There is something Murdochian in the way that Kushner seems to be relishing his newfound role as a billionaire outsider, tweaking the more delicate sensibilities that he was once immersed in. Responding to Trump’s left-wing critics, especially in the media, Kushner makes familiar arguments about the reverse intolerance of liberalism, warning, in his Observer letter, about the dangers of political correctness run amok: “If even the slightest infraction against what the speech police have deemed correct speech is instantly shouted down with taunts of ‘racist’ then what is left to condemn the actual racists? What do we call the people who won’t hire minorities or beat others up for their religion?”

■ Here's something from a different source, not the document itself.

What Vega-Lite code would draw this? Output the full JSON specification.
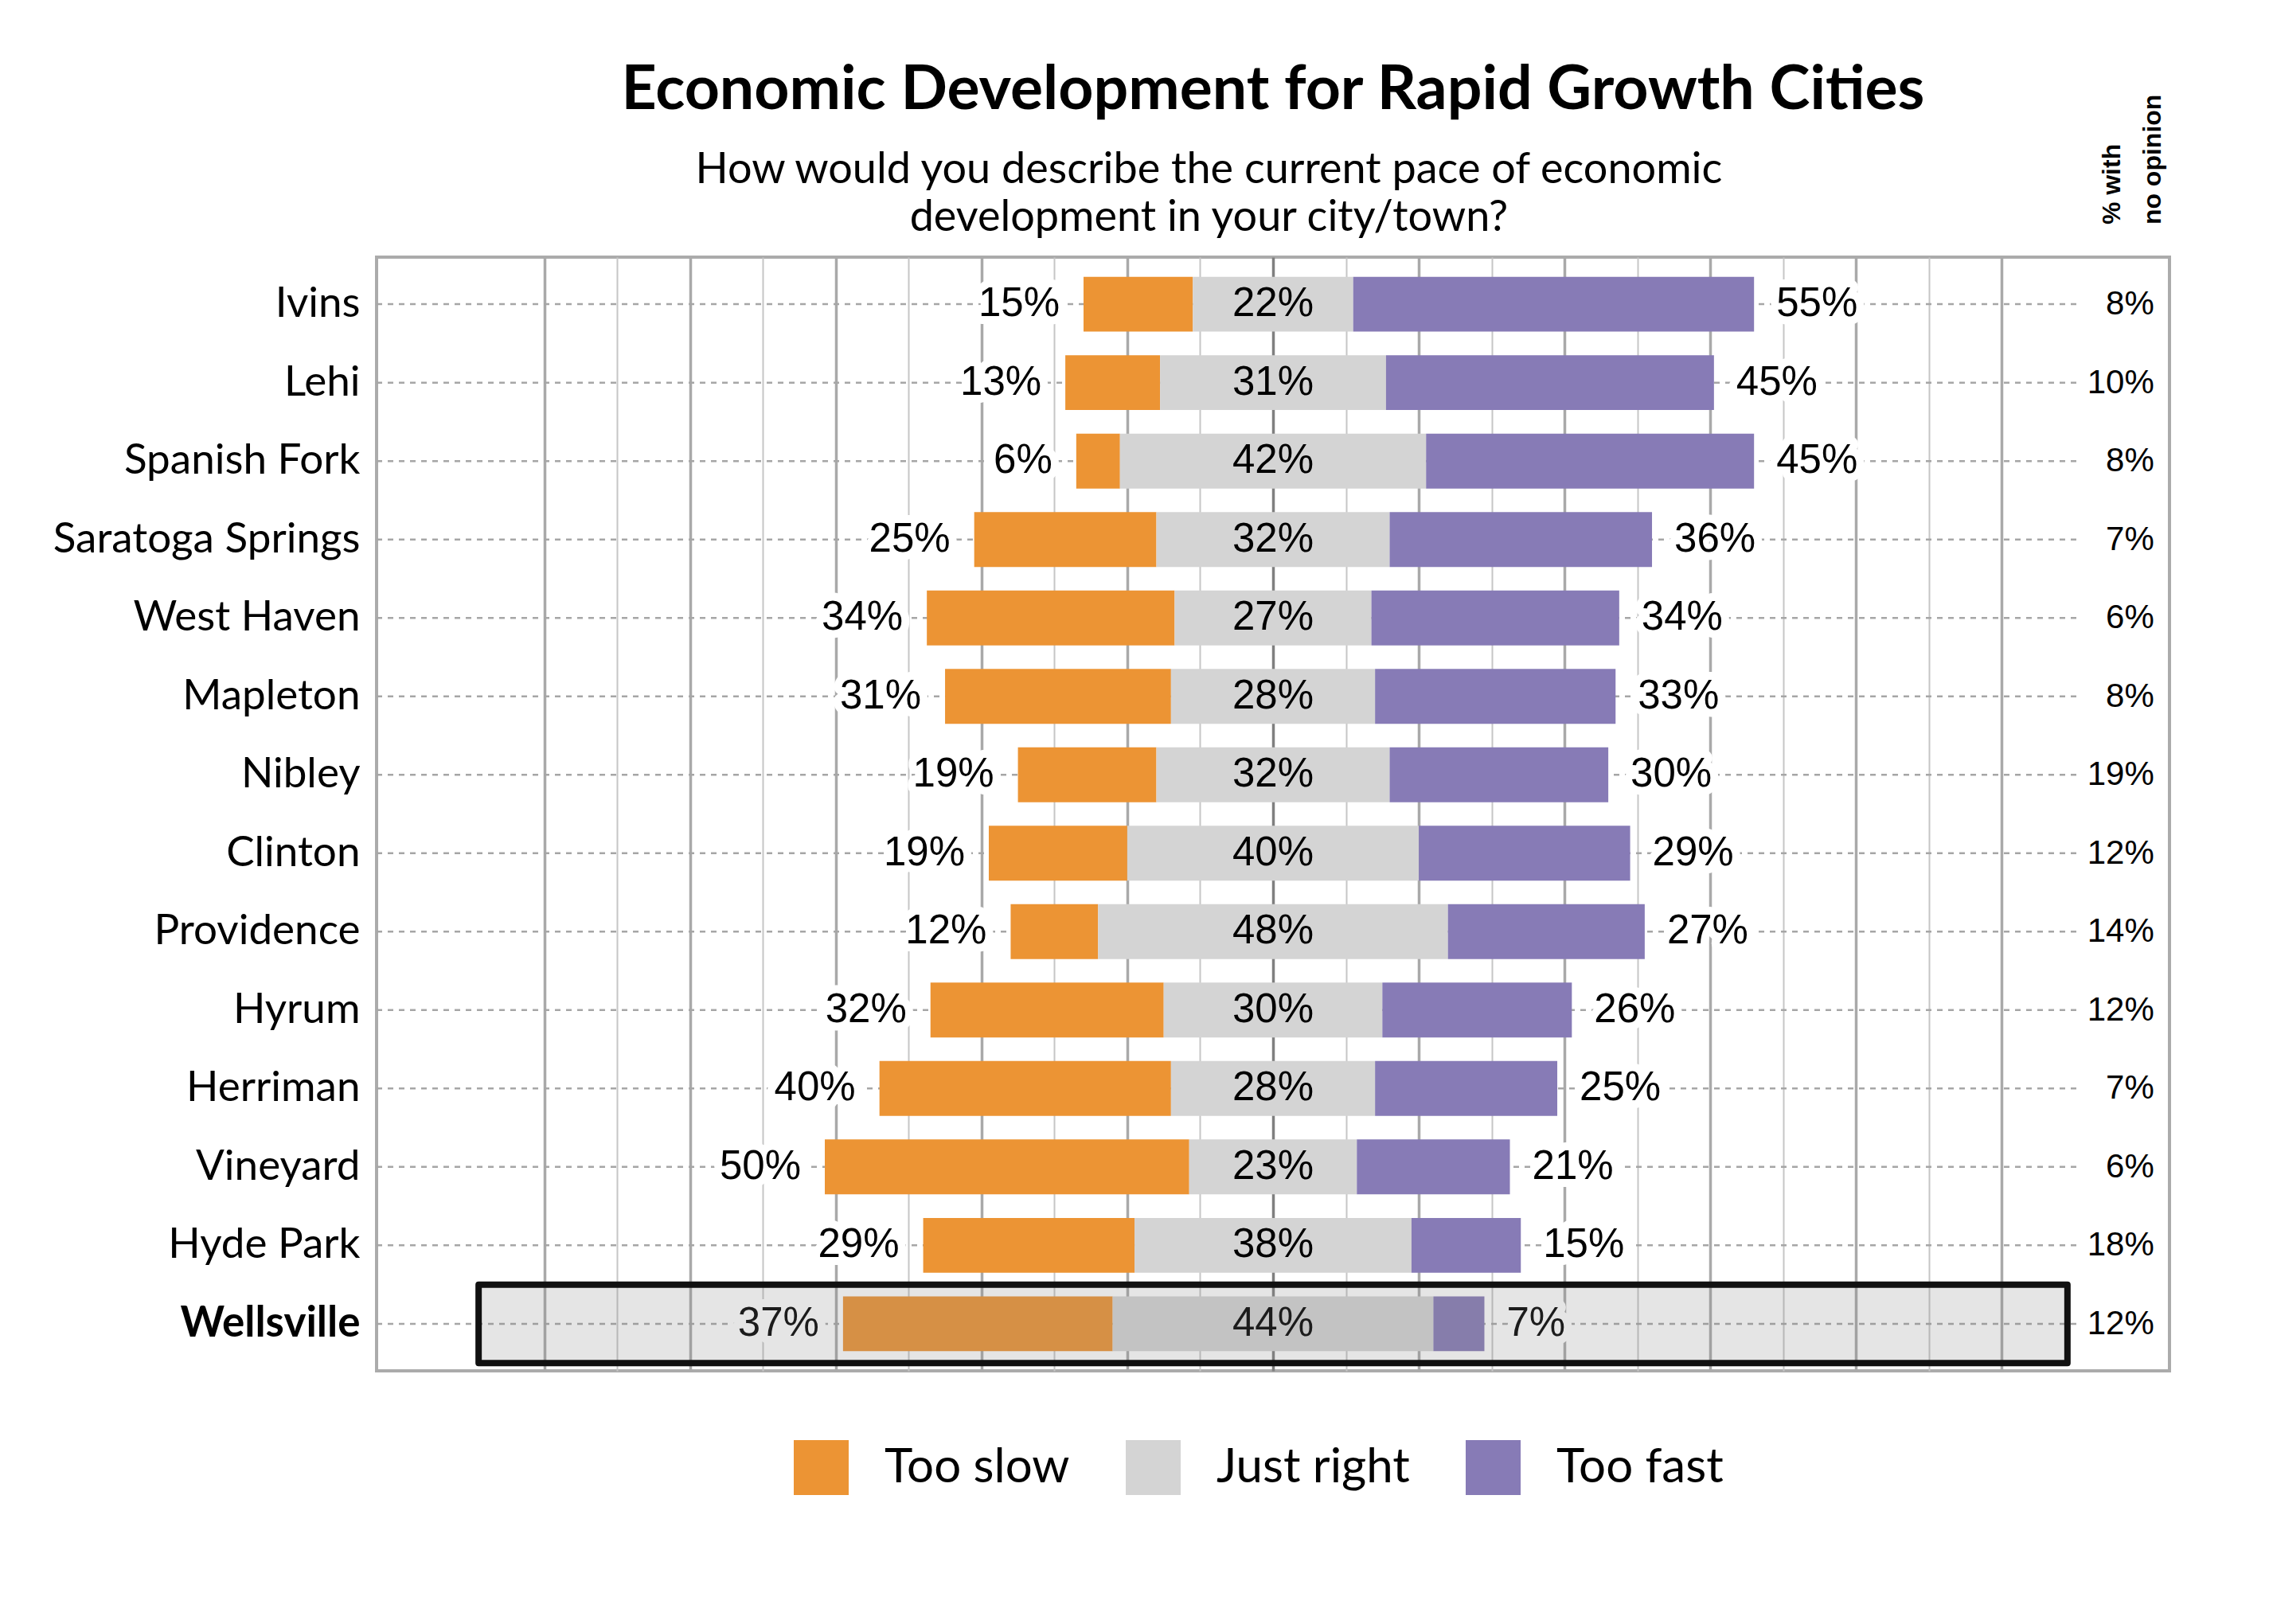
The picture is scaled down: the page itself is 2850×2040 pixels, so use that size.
{
  "$schema": "https://vega.github.io/schema/vega-lite/v6.json",
  "width": 2252,
  "height": 1399,
  "autosize": {"type": "none"},
  "padding": {"left": 473, "top": 323, "right": 125, "bottom": 318},
  "title": {
    "text": "Economic Development for Rapid Growth Cities",
    "font": "Lato",
    "fontSize": 77,
    "fontWeight": "bold",
    "color": "black",
    "anchor": "middle",
    "frame": "group",
    "offset": -34
  },
  "config": {
    "view": {"stroke": "#ababab", "strokeWidth": 4},
    "font": "Lato"
  },
  "data": {
    "values": [
      {"city": "Ivins", "slow": 15, "right": 22, "fast": 55, "none": 8},
      {"city": "Lehi", "slow": 13, "right": 31, "fast": 45, "none": 10},
      {"city": "Spanish Fork", "slow": 6, "right": 42, "fast": 45, "none": 8},
      {"city": "Saratoga Springs", "slow": 25, "right": 32, "fast": 36, "none": 7},
      {"city": "West Haven", "slow": 34, "right": 27, "fast": 34, "none": 6},
      {"city": "Mapleton", "slow": 31, "right": 28, "fast": 33, "none": 8},
      {"city": "Nibley", "slow": 19, "right": 32, "fast": 30, "none": 19},
      {"city": "Clinton", "slow": 19, "right": 40, "fast": 29, "none": 12},
      {"city": "Providence", "slow": 12, "right": 48, "fast": 27, "none": 14},
      {"city": "Hyrum", "slow": 32, "right": 30, "fast": 26, "none": 12},
      {"city": "Herriman", "slow": 40, "right": 28, "fast": 25, "none": 7},
      {"city": "Vineyard", "slow": 50, "right": 23, "fast": 21, "none": 6},
      {"city": "Hyde Park", "slow": 29, "right": 38, "fast": 15, "none": 18},
      {"city": "Wellsville", "slow": 37, "right": 44, "fast": 7, "none": 12}
    ]
  },
  "transform": [
    {"calculate": "-datum.right / 2", "as": "jr_lo"},
    {"calculate": "datum.right / 2", "as": "jr_hi"},
    {"calculate": "-datum.right / 2 - datum.slow", "as": "slow_lo"},
    {"calculate": "datum.right / 2 + datum.fast", "as": "fast_hi"},
    {"calculate": "datum.slow + '%'", "as": "slow_t"},
    {"calculate": "datum.right + '%'", "as": "right_t"},
    {"calculate": "datum.fast + '%'", "as": "fast_t"},
    {"calculate": "datum.none + '%'", "as": "none_t"}
  ],
  "encoding": {
    "y": {
      "field": "city",
      "type": "nominal",
      "sort": null,
      "scale": {"paddingInner": 0, "paddingOuter": 0.1},
      "axis": {
        "title": null,
        "ticks": false,
        "domain": false,
        "grid": false,
        "labelFont": "Lato",
        "labelFontSize": 53,
        "labelLimit": 0,
        "labelColor": "black",
        "labelPadding": 21,
        "labelFontWeight": {
          "condition": {"test": "datum.value === 'Wellsville'", "value": "bold"},
          "value": "normal"
        }
      }
    }
  },
  "layer": [
    {
      "mark": {"type": "rule", "strokeDash": [7, 7], "color": "#a6a6a6", "strokeWidth": 2.5},
      "encoding": {
        "x": {
          "datum": -123,
          "type": "quantitative",
          "scale": {"domain": [-123, 123], "nice": false, "zero": false},
          "axis": {
            "title": null,
            "labels": false,
            "ticks": false,
            "domain": false,
            "grid": true,
            "values": [-100, -90, -80, -70, -60, -50, -40, -30, -20, -10, 0, 10, 20, 30, 40, 50, 60, 70, 80, 90, 100],
            "gridColor": {
              "condition": [
                {"test": "datum.value === 0", "value": "#7f7f7f"},
                {"test": "datum.value % 20 === 0", "value": "#a9a9a9"}
              ],
              "value": "#c6c6c6"
            },
            "gridWidth": {
              "condition": {"test": "datum.value % 20 === 0", "value": 3.5},
              "value": 2
            }
          }
        },
        "x2": {"datum": 110.5}
      }
    },
    {
      "mark": {"type": "bar", "height": {"band": 0.7}},
      "encoding": {
        "x": {"field": "slow_lo", "type": "quantitative"},
        "x2": {"field": "jr_lo"},
        "color": {
          "datum": "Too slow",
          "type": "nominal",
          "scale": {
            "domain": ["Too slow", "Just right", "Too fast"],
            "range": ["#ec9434", "#d4d4d4", "#877bb6"]
          },
          "legend": {
            "title": null,
            "orient": "none",
            "legendX": 524,
            "legendY": 1486,
            "direction": "horizontal",
            "symbolType": "square",
            "symbolSize": 4761,
            "symbolStrokeWidth": 0,
            "labelFont": "Lato",
            "labelFontSize": 60,
            "labelLimit": 0,
            "labelColor": "black",
            "labelOffset": 45,
            "columnPadding": 70,
            "padding": 0
          }
        }
      }
    },
    {
      "mark": {"type": "bar", "height": {"band": 0.7}},
      "encoding": {
        "x": {"field": "jr_lo", "type": "quantitative"},
        "x2": {"field": "jr_hi"},
        "color": {"datum": "Just right", "type": "nominal"}
      }
    },
    {
      "mark": {"type": "bar", "height": {"band": 0.7}},
      "encoding": {
        "x": {"field": "jr_hi", "type": "quantitative"},
        "x2": {"field": "fast_hi"},
        "color": {"datum": "Too fast", "type": "nominal"}
      }
    },
    {
      "mark": {"type": "text", "align": "right", "baseline": "middle", "dx": -30, "font": "Liberation Sans", "fontSize": 51, "fill": "white", "stroke": "white", "strokeWidth": 20, "strokeJoin": "round"},
      "encoding": {"x": {"field": "slow_lo", "type": "quantitative"}, "text": {"field": "slow_t"}}
    },
    {
      "mark": {"type": "text", "align": "right", "baseline": "middle", "dx": -30, "font": "Liberation Sans", "fontSize": 51, "color": "black"},
      "encoding": {"x": {"field": "slow_lo", "type": "quantitative"}, "text": {"field": "slow_t"}}
    },
    {
      "mark": {"type": "text", "align": "center", "baseline": "middle", "font": "Liberation Sans", "fontSize": 51, "color": "black"},
      "encoding": {"x": {"datum": 0, "type": "quantitative"}, "text": {"field": "right_t"}}
    },
    {
      "mark": {"type": "text", "align": "left", "baseline": "middle", "dx": 28, "font": "Liberation Sans", "fontSize": 51, "fill": "white", "stroke": "white", "strokeWidth": 20, "strokeJoin": "round"},
      "encoding": {"x": {"field": "fast_hi", "type": "quantitative"}, "text": {"field": "fast_t"}}
    },
    {
      "mark": {"type": "text", "align": "left", "baseline": "middle", "dx": 28, "font": "Liberation Sans", "fontSize": 51, "color": "black"},
      "encoding": {"x": {"field": "fast_hi", "type": "quantitative"}, "text": {"field": "fast_t"}}
    },
    {
      "mark": {"type": "text", "align": "right", "baseline": "middle", "font": "Liberation Sans", "fontSize": 42, "fill": "white", "stroke": "white", "strokeWidth": 20, "strokeJoin": "round"},
      "encoding": {"x": {"datum": 120.9, "type": "quantitative"}, "text": {"field": "none_t"}}
    },
    {
      "mark": {"type": "text", "align": "right", "baseline": "middle", "font": "Liberation Sans", "fontSize": 42, "color": "black"},
      "encoding": {"x": {"datum": 120.9, "type": "quantitative"}, "text": {"field": "none_t"}}
    },
    {
      "transform": [{"filter": "datum.city === 'Wellsville'"}],
      "mark": {"type": "bar", "fill": "#838383", "fillOpacity": 0.21, "stroke": "#111111", "strokeWidth": 8, "strokeOpacity": 1, "strokeJoin": "round"},
      "encoding": {"x": {"datum": -109, "type": "quantitative"}, "x2": {"datum": 109}}
    },
    {
      "transform": [{"filter": "datum.city === 'Ivins'"}],
      "mark": {
        "type": "text",
        "text": ["How would you describe the current pace of economic", "development in your city/town?"],
        "font": "Lato",
        "fontSize": 54,
        "lineHeight": 60,
        "align": "center",
        "baseline": "alphabetic",
        "dy": -152,
        "color": "black"
      },
      "encoding": {"x": {"datum": -8.8, "type": "quantitative"}}
    },
    {
      "transform": [{"filter": "datum.city === 'Ivins'"}],
      "mark": {
        "type": "text",
        "text": ["% with", "no opinion"],
        "angle": 270,
        "font": "Liberation Sans",
        "fontWeight": "bold",
        "fontSize": 32,
        "lineHeight": 51,
        "align": "left",
        "baseline": "alphabetic",
        "dx": 100,
        "color": "black"
      },
      "encoding": {"x": {"datum": 116.2, "type": "quantitative"}}
    }
  ]
}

To conservative critics, Kushner’s argument is different: the Cruzes and the Bushes of the world may be skeptical of Trump’s policies and shocked by his outbursts—but they didn’t win. And, in the Trump universe, winning is paramount, as he has repeatedly reminded us.

Ivanka appears to take less delight in the campaign; by all accounts, she truly believes in the causes she championed at the Convention—paid family leave, government-subsidized child care. She also believes that the best way to enact them would be in a Trump Administration. According to friends, she disagrees with things her father has said during the campaign, but she prefers to register her complaints in private. Isn’t that how any loyal daughter would behave?

To publicly break with one’s father—or father-in-law—isn’t easy. And for Ivanka and Jared it would be more than just awkward. It would be intolerable: viewed as a betrayal, grounds for banishment and reprisal. They would lose their position and their fortunes. Doing so would require acting against their own self-interest, as well as the interest of their families. And that’s not something that they tend to do. ♦

An earlier version of this article mischaracterized $1.8 billion as the highest price ever paid for a building in Manhattan.

An earlier version of this article misidentified the location of the Trump National Golf Club Bedminster.